One of the main objectives behind bank nationalization in 1969 was to make banking services readily available for the priority sectors and marginalized classes. However, despite 50 years since bank nationalization, financial inclusion is still a challenge for the Indian economy. When individuals and businesses have easy and equitable access to affordable banking services, we can say that the objective of financial inclusion has been achieved. The primary functions of a bank are to accept deposits, facilitate transactions and provide loans. The level of financial inclusion in a country can be judged by observing how easy and equitable it is to get these banking services. The Sustainable Development Goals (SDGs) have accepted that financial inclusion will play an essential role in achieving eight of the seventeen SDGs. Financial inclusion supports economic development by bringing economic stability, savings mobilization and boosting government revenue.
India witnessed a digital revolution with the availability of cheap and affordable smartphones and high-speed mobile data. Due to this digital revolution, smartphones have become affordable and there is a boom in new FinTech services aimed to improve India’s payment systems. In 2016, the National Payments Corporation of India (NPCI) developed the Unified Payments Interface (UPI) to facilitate online payments. UPI is real time payment system which facilitates inter-bank transactions in India. It enables instant money transfer between any two bank accounts on the mobile platform without the need for any details such as bank account number or IFSC code.

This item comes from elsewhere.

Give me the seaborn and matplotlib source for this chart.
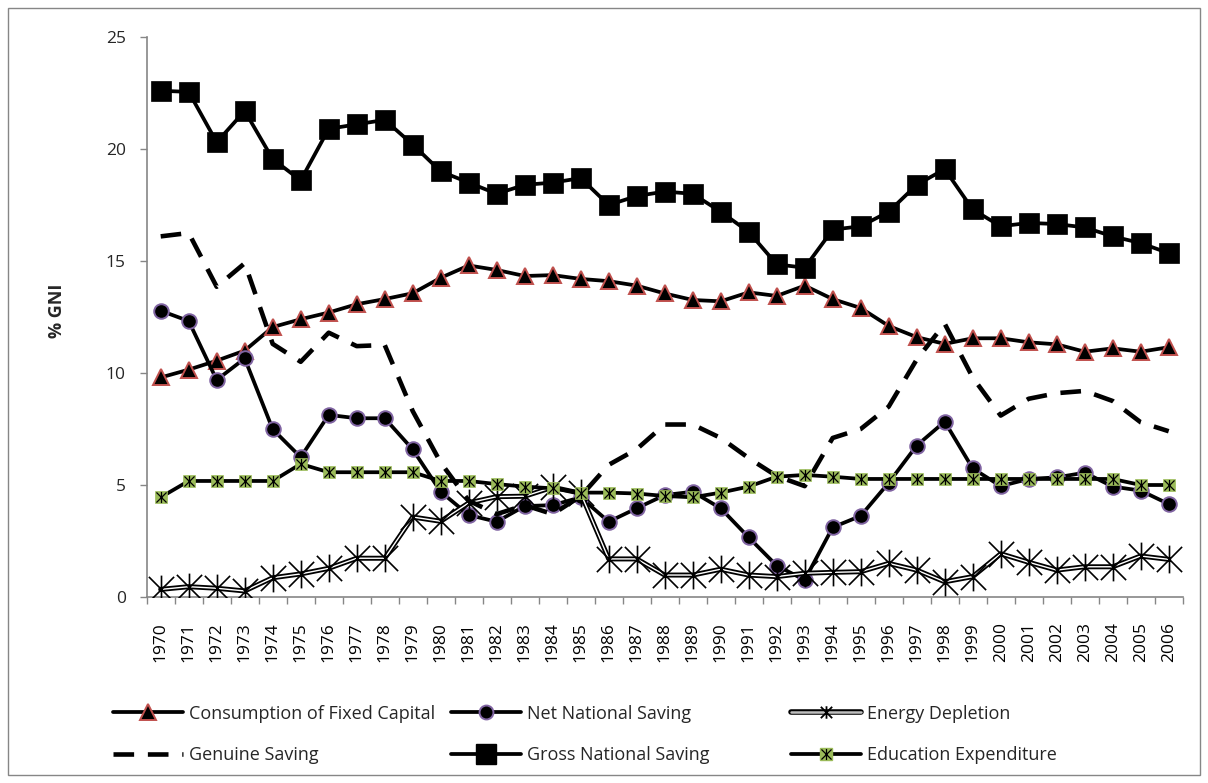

The features like using a mobile number as a UPI ID for money transfers instead of a bank account number and payments through a QR code using smartphones made UPI user-friendly. The success of UPI can be ascertained from the fact that in 2018-19 UPI transactions overtook debit card payments in the country. In November 2022, 376 banks were live on UPI. A total of 7,309.45 million transactions to the tune of Rs 11,90,593.39 crores were performed via UPI. Since its launch, the volume and value of UPI transactions have shown an increasing trend.
To capture the country’s financial inclusion level, the Reserve Bank of India constructs a composite Financial Inclusion Index (FI-Index). The index captures information on various aspects of financial inclusion ranging between 0 and 100, where 0 represents complete financial exclusion, and 100 indicates full financial inclusion. The FI-Index is comprised of three broad parameters: 1) Access to financial services having a weightage of 35%; 2) Usage of financial services, having a weightage of 45%; and 3) Quality of financial services, having a weightage of 20%. The FI-Index for March 2021 rose to 53.9 from 43.4 in 2017. It further improved to 56.4 in March 2022. UPI plays a crucial role in financial inclusion in India by providing access to digital financial services to a large segment of the population, which includes the rural population and unorganized sector. With UPI, people can easily send and receive money, pay bills, and make other transactions using their mobile phones. This has helped to increase access to financial services, particularly in rural and remote areas. Both the volume and value of UPI transactions have increased continuously since its launch. In the year 2022 approximately 74 billion transactions worth Rs 125.94 trillion were conducted using UPI and more than 38 billion transactions valuing Rs 71.54 trillion in 2021. Thus, financial inclusion is improving in India, and UPI plays a significant role in it.